A reassuring sidenote: $s$ is a smooth (complex valued) function on $V$, so there is no reason we can’t take its differential as a function on $\mathbb{R}^4$. Later, we’ll see $d \bar{z}$‘s showing up, and there is nothing deep about them either. The definitions of differential forms and integrals which you learned in real analysis are still valid in complex analysis. (If you wonder why I make such a point of this, remember that differential operators do mean something different; try explaining the computation of $(\partial/\partial z) |z|$ in terms of small movements along a path!)

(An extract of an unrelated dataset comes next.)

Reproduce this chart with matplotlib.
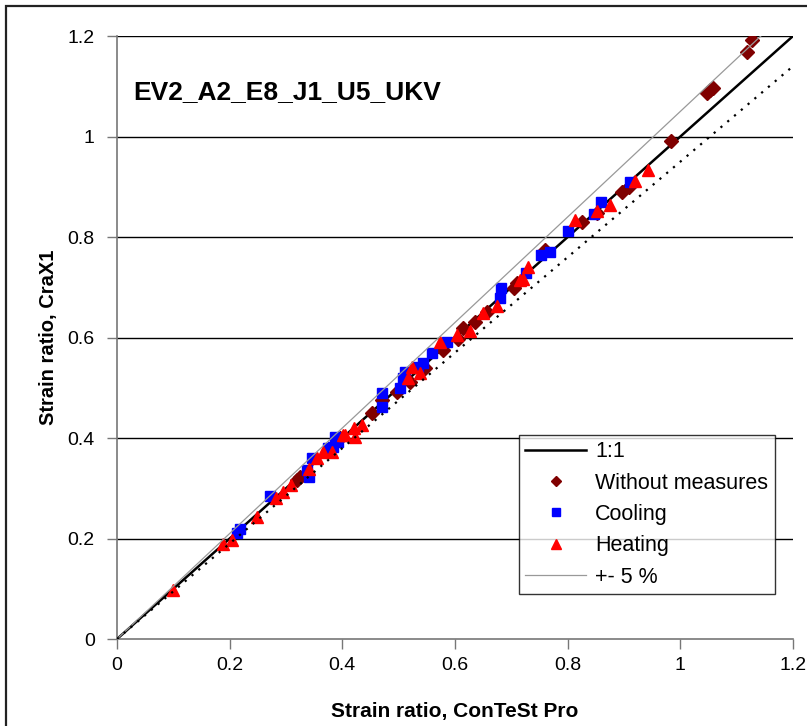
import numpy as np
import matplotlib.pyplot as plt
from matplotlib.patches import Rectangle

plt.rcParams['font.family'] = ['Liberation Sans', 'DejaVu Sans']

# Without measures
wm_x = [0.319, 0.325, 0.395, 0.452, 0.470, 0.497, 0.520, 0.547, 0.579, 0.606,
        0.615, 0.636, 0.656, 0.704, 0.710, 0.760, 0.826, 0.852, 0.896, 0.908,
        0.983, 1.047, 1.053, 1.058, 1.118, 1.128]
wm_y = [0.316, 0.323, 0.400, 0.449, 0.476, 0.492, 0.512, 0.539, 0.575, 0.598,
        0.618, 0.631, 0.651, 0.698, 0.708, 0.775, 0.829, 0.847, 0.890, 0.900,
        0.992, 1.086, 1.092, 1.096, 1.168, 1.193]

# Cooling
co_x = [0.213, 0.218, 0.272, 0.337, 0.340, 0.346, 0.375, 0.383, 0.387, 0.393,
        0.470, 0.470, 0.502, 0.508, 0.511, 0.535, 0.544, 0.559, 0.585, 0.680,
        0.681, 0.726, 0.753, 0.769, 0.801, 0.846, 0.859, 0.911]
co_y = [0.210, 0.218, 0.285, 0.336, 0.323, 0.360, 0.380, 0.382, 0.403, 0.393,
        0.489, 0.462, 0.499, 0.519, 0.532, 0.542, 0.549, 0.569, 0.592, 0.678,
        0.698, 0.728, 0.764, 0.771, 0.811, 0.845, 0.869, 0.909]

# Heating
he_x = [0.099, 0.189, 0.204, 0.249, 0.283, 0.294, 0.309, 0.340, 0.355, 0.366,
        0.381, 0.402, 0.405, 0.420, 0.423, 0.434, 0.517, 0.523, 0.537, 0.573,
        0.603, 0.627, 0.650, 0.674, 0.715, 0.720, 0.730, 0.813, 0.852, 0.875,
        0.920, 0.942]
he_y = [0.098, 0.190, 0.197, 0.243, 0.280, 0.293, 0.306, 0.338, 0.360, 0.373,
        0.373, 0.406, 0.406, 0.419, 0.403, 0.426, 0.519, 0.542, 0.529, 0.592,
        0.605, 0.612, 0.649, 0.663, 0.714, 0.716, 0.741, 0.834, 0.852, 0.864,
        0.912, 0.933]

ticks = [0, 0.2, 0.4, 0.6, 0.8, 1.0, 1.2]
tick_labels = ['0', '0.2', '0.4', '0.6', '0.8', '1', '1.2']
line = np.array([0, 1.2])

fig = plt.figure(figsize=(8.07, 7.26), dpi=100)
ax = fig.add_axes([0.145, 0.1198, 0.8377, 0.8306])

# outer chart frame (cut off at right and bottom)
fig.patches.append(Rectangle((0.0075, -0.1), 1.2, 1.0915, transform=fig.transFigure,
                             fill=False, edgecolor='#222222', linewidth=1.6))

for t in ticks[1:]:
    ax.axhline(t, color='black', linewidth=1.0, zorder=1)

ax.plot(line, line, color='black', linewidth=1.8, label='1:1', zorder=2)
ax.plot(wm_x, wm_y, 'D', color='#800000', markersize=6.8, linestyle='none',
        label='Without measures', zorder=3)
ax.plot(co_x, co_y, 's', color='#0000ff', markersize=7.5, linestyle='none',
        label='Cooling', zorder=4)
ax.plot(he_x, he_y, '^', color='#ff0000', markersize=9, linestyle='none',
        label='Heating', zorder=5)
ax.plot(line, line * 1.05, color='#999999', linewidth=0.9, label='+- 5 %', zorder=6)
ax.plot(line, line * 0.95, color='black', linewidth=1.6, linestyle=(0, (1, 3)), zorder=6)

ax.set_xlim(0, 1.2)
ax.set_ylim(0, 1.2)
ax.set_xticks(ticks)
ax.set_xticklabels(tick_labels)
ax.set_yticks(ticks)
ax.set_yticklabels(tick_labels)
ax.tick_params(direction='out', length=7, width=1, color='#777777', labelsize=14, pad=6)
ax.tick_params(axis='y', pad=9)

for s in ['top', 'right']:
    ax.spines[s].set_visible(False)
for s in ['left', 'bottom']:
    ax.spines[s].set_color('#777777')
    ax.spines[s].set_linewidth(1.2)

ax.set_xlabel('Strain ratio, ConTeSt Pro', fontsize=15, fontweight='bold', labelpad=20)
ax.set_ylabel('Strain ratio, CraX1', fontsize=14.5, fontweight='bold', labelpad=7)

ax.text(0.024, 0.907, 'EV2_A2_E8_J1_U5_UKV', transform=ax.transAxes,
        fontsize=19, fontweight='bold', va='center', ha='left')

leg = ax.legend(loc='lower right', bbox_to_anchor=(0.973, 0.0746), borderaxespad=0,
                fontsize=15.5, frameon=True, fancybox=False, handlelength=2.8,
                labelspacing=0.48, borderpad=0.3, handletextpad=0.45, markerscale=0.75)
leg.get_frame().set_edgecolor('black')
leg.get_frame().set_linewidth(1.0)

fig.savefig('out.png', dpi=100)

In any case, notice that $(f,g)^* (ds \wedge dt) = (f_x g_y - f_y g_x) dx \wedge dy$. Indeed, this is almost how the Jacobian is defined. So $T( f_x g_y - f_y g_x)$ is the integral of $(f,g)^* (ds \wedge dt)$ over the disc $D:=\{ (z, \bar{z}) : |z| \leq 1 \}$ in $U$. (Up to the factor of $\pi$, and the ratio between $dz \wedge d \bar{z}$ and $dA$.)

But $ds \wedge dt$ is closed, so $(f,g)^* (ds \wedge dt)$ is closed as well. So I can move that integral to any disc with the same boundary. In particular, if $\lim_{z \to \infty} (f,g)(z, z^{-1})$ is well defined, then I can push the integral onto the disc $D':=\{ (z, z^{-1}) : |z| \leq 1 \}$. But $D'$ is a holomorphic disc of one complex dimension! So the pull back of $ds \wedge dt$ to $D'$, along a holomorphic map, is a wedge of two proportional $1$-forms. In short, it must vanish.

When $f$ and $g$ do not obey the above limiting conditions, then we can’t push the integrating surface off to infinity, as there is a pole near the origin of $D'$. I leave it to the reader to see why we get the no-longer-mysterious identity above in that setting. Hint: $(f,g)^* (ds \wedge dt)$ isn’t just closed, it’s also exact.

I’ll close by wondering whether there is any good theory of discs like $D$; discs in $\mathbb{C}^2$ such that the restriction of $dx \wedge dy$ is the area form. For example, are such discs determined by their boundary? Which curves bound such discs?

## 4 thoughts on “Satisfying Solution”

1. Dennis says:

Wow— the picture I had developed of T was nowhere near as clear as this. (I kept the statement as brief as possible as not to confuse anybody with illusory connections I kept almost seeing in that identity. Now I understand it.) I like it when a story has a happy ending.

2. Thanks! By the way, are you the Dennis I know from HRSFA and UMich?

3. Dennis says:

Nope. (We were at Berkeley for roughly the same time, but I don’t think our paths crossed.)